The e-mail address is Russian.

I’ve been following him around the web and looked at his earlier posts in Russian. He said he’d stolen match.com addresses November 20, 2005. This was from a post on a forum in Russian, posted January 2006. He also claimed to have hacked perfectmatch.com and personals.yahoo.com.

Update:

I got another message from the same IP number. This one is about forum registrations and spamming. And there’s a domain name owned by Alexey A Gusarov. I’ve tracked him before, and he appears to be a real person.

The same domain name is involved in multiple spams before, each time promoting e-mail lists.
I may put up a full profile on him later on.

Garbage blogspam - why

Monday, June 5th, 2006

Most of us have received several waves of garbage blogspam. Either obviously fake domains, and obviously random characters in the message itself, or spam with google.com as the URL.

I just read a thread on a typical webspammer lair forum, and saw a discussion on a submitter software. One of the participants advocated doing a test run on a junk domain first. My guess is that the garbage runs we’ve seen are people testing “new” software where they don’t want to risk their own domains just yet.

The difference between webspam and mailspam websites

Monday, June 5th, 2006

I was reading the excerpts of the papers due to be presented at The Conference on Email and Anti-Spam.

One of those papers is this one:

Introducing the Webb Spam Corpus: Using Email Spam to Identify Web Spam Automatically”

According to what they’re saying about it on the excerpts page, I can tell you one thing: They’ve missed the mark entirely.

Why? Because the URL’s used in webspam do not point to typical mailspam webpages. They point to throwaways, designed to shield the end point website (which may in some cases resemble mailspam webpages) from getting zapped by search engines and hosting.

The throwaway sites do not resemble mailspam sites for a simple reason: They’re not there to snare attention from visitors, but to funnel the visitors on to the end point websites, without the search engines following along!

Think of it like this: For each website the webspammers are promoting, there are hundreds of throwaway sites that redirect users to the site, but it’s the throwaways that are ranking in search engines.

Which means looking at mailspammed websites from the point of view of analyzing webspam websites completely misses the mark.

We’re usually talking about a different set of spammers, with different payoffs.

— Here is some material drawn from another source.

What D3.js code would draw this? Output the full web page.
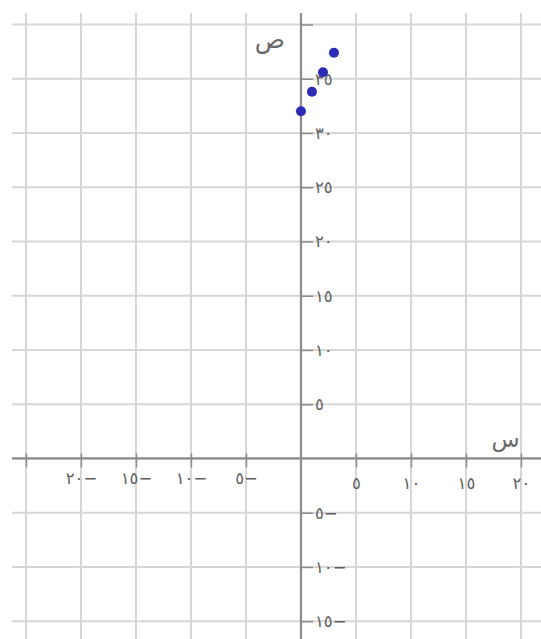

Hey, if you want an analysis of the typical webspam website, ask me, eh?

New java-bot to block

Monday, June 5th, 2006

I just found a new hungry java-bot in my logs:

Java1.4.0_01

In the past, the java-bots have all begun like this:
Java/1.

So time to update the .htaccess blocks!

This one was wielded from:

70.19.6.16
greenwich.vettro.com

(in Verizon space)

173 accesses from 05/Jun/2006:02:41:55 to 05/Jun/2006:02:46:11

Don’t let the mice get your computer!

Saturday, June 3rd, 2006

A friend lives in an old farmhouse miles from civilization. Miles from broadband connections.

He had an older computer that had been upgraded until it got way too slow.. And when I asked about it last time we met, he said it didn’t work at all anymore.

Mice had gotten into it and chewed through the wiring during the winter, according to his best calculations.

!!!!

I guess there’s a reason for cats being the favorite geek pet?